• _DATASET SECTION_:
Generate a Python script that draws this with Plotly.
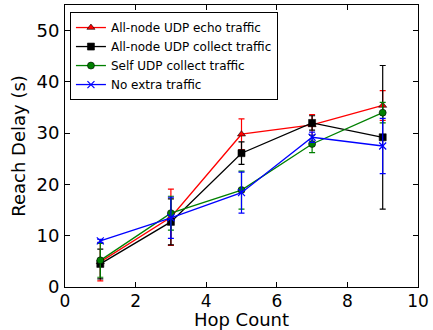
import plotly.graph_objects as go

hops = [1, 3, 5, 7, 9]

names = ["All-node UDP echo traffic", "All-node UDP collect traffic",
         "Self UDP collect traffic", "No extra traffic"]

echo_mean = [4.9, 13.6, 29.8, 31.6, 35.4]
echo_err = [3.7, 5.5, 3.0, 2.0, 2.9]

collect_mean = [4.5, 12.7, 26.1, 32.0, 29.2]
collect_err = [2.9, 4.5, 2.2, 1.4, 14.0]

self_mean = [5.2, 14.4, 18.9, 27.9, 34.0]
self_err = [3.3, 3.3, 3.7, 1.7, 2.0]

none_mean = [9.0, 13.5, 18.4, 29.2, 27.5]
none_err = [0.3, 4.0, 4.0, 1.0, 5.4]

colors = ["#ff0000", "#000000", "#008000", "#0000ff"]
symbols = ["triangle-up", "square", "circle", "x-thin"]
sizes = [7, 7, 7, 7]

series = [(echo_mean, echo_err), (collect_mean, collect_err),
          (self_mean, self_err), (none_mean, none_err)]

fig = go.Figure()
for (m, e), name, c, s, sz in zip(series, names, colors, symbols, sizes):
    marker = dict(color=c, symbol=s, size=sz,
                  line=dict(color=c if s == "x-thin" else "black",
                            width=1.2 if s == "x-thin" else 0.6))
    fig.add_trace(go.Scatter(
        x=hops, y=m, name=name, mode="lines+markers",
        line=dict(color=c, width=1.3),
        marker=marker,
        error_y=dict(type="data", array=e, visible=True, color=c, thickness=1.2, width=3),
    ))

axis_common = dict(
    showgrid=False, zeroline=False, showline=True, linecolor="black", linewidth=1,
    mirror="ticks", ticks="inside", ticklen=5, tickcolor="black", tickwidth=1,
    automargin=False,
)

fig.update_layout(
    width=433, height=330,
    margin=dict(l=65, r=15, t=5, b=43),
    paper_bgcolor="white", plot_bgcolor="white",
    font=dict(family="DejaVu Sans", color="black"),
    xaxis=dict(range=[0, 10], dtick=2, tick0=0,
               tickfont=dict(family="DejaVu Sans", size=17, color="black"),
               ticklabelstandoff=-1,
               title=dict(text="Hop Count", font=dict(size=18), standoff=5),
               **axis_common),
    yaxis=dict(range=[0, 55], tickvals=[0, 10, 20, 30, 40, 50],
               tickfont=dict(family="DejaVu Sans", size=18, color="black"),
               ticklabelstandoff=1,
               title=dict(text="Reach Delay (s)", font=dict(size=18), standoff=6),
               **axis_common),
    legend=dict(x=0.014, y=0.975, xanchor="left", yanchor="top",
                bordercolor="black", borderwidth=1, bgcolor="white",
                font=dict(family="DejaVu Sans", size=12, color="black"),
                tracegroupgap=0, itemwidth=30),
    showlegend=True,
)

fig.write_html("out.html", config={"displayModeBar": False},
               post_script="document.body.style.margin='0';")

• _STATED TASK_:
Could you repeat all of the material exactly? Pictures should not be copied.

• _FULL OUTPUT_:
Generate a Python script that draws this with Plotly.
import plotly.graph_objects as go

hops = [1, 3, 5, 7, 9]

names = ["All-node UDP echo traffic", "All-node UDP collect traffic",
         "Self UDP collect traffic", "No extra traffic"]

echo_mean = [4.9, 13.6, 29.8, 31.6, 35.4]
echo_err = [3.7, 5.5, 3.0, 2.0, 2.9]

collect_mean = [4.5, 12.7, 26.1, 32.0, 29.2]
collect_err = [2.9, 4.5, 2.2, 1.4, 14.0]

self_mean = [5.2, 14.4, 18.9, 27.9, 34.0]
self_err = [3.3, 3.3, 3.7, 1.7, 2.0]

none_mean = [9.0, 13.5, 18.4, 29.2, 27.5]
none_err = [0.3, 4.0, 4.0, 1.0, 5.4]

colors = ["#ff0000", "#000000", "#008000", "#0000ff"]
symbols = ["triangle-up", "square", "circle", "x-thin"]
sizes = [7, 7, 7, 7]

series = [(echo_mean, echo_err), (collect_mean, collect_err),
          (self_mean, self_err), (none_mean, none_err)]

fig = go.Figure()
for (m, e), name, c, s, sz in zip(series, names, colors, symbols, sizes):
    marker = dict(color=c, symbol=s, size=sz,
                  line=dict(color=c if s == "x-thin" else "black",
                            width=1.2 if s == "x-thin" else 0.6))
    fig.add_trace(go.Scatter(
        x=hops, y=m, name=name, mode="lines+markers",
        line=dict(color=c, width=1.3),
        marker=marker,
        error_y=dict(type="data", array=e, visible=True, color=c, thickness=1.2, width=3),
    ))

axis_common = dict(
    showgrid=False, zeroline=False, showline=True, linecolor="black", linewidth=1,
    mirror="ticks", ticks="inside", ticklen=5, tickcolor="black", tickwidth=1,
    automargin=False,
)

fig.update_layout(
    width=433, height=330,
    margin=dict(l=65, r=15, t=5, b=43),
    paper_bgcolor="white", plot_bgcolor="white",
    font=dict(family="DejaVu Sans", color="black"),
    xaxis=dict(range=[0, 10], dtick=2, tick0=0,
               tickfont=dict(family="DejaVu Sans", size=17, color="black"),
               ticklabelstandoff=-1,
               title=dict(text="Hop Count", font=dict(size=18), standoff=5),
               **axis_common),
    yaxis=dict(range=[0, 55], tickvals=[0, 10, 20, 30, 40, 50],
               tickfont=dict(family="DejaVu Sans", size=18, color="black"),
               ticklabelstandoff=1,
               title=dict(text="Reach Delay (s)", font=dict(size=18), standoff=6),
               **axis_common),
    legend=dict(x=0.014, y=0.975, xanchor="left", yanchor="top",
                bordercolor="black", borderwidth=1, bgcolor="white",
                font=dict(family="DejaVu Sans", size=12, color="black"),
                tracegroupgap=0, itemwidth=30),
    showlegend=True,
)

fig.write_html("out.html", config={"displayModeBar": False},
               post_script="document.body.style.margin='0';")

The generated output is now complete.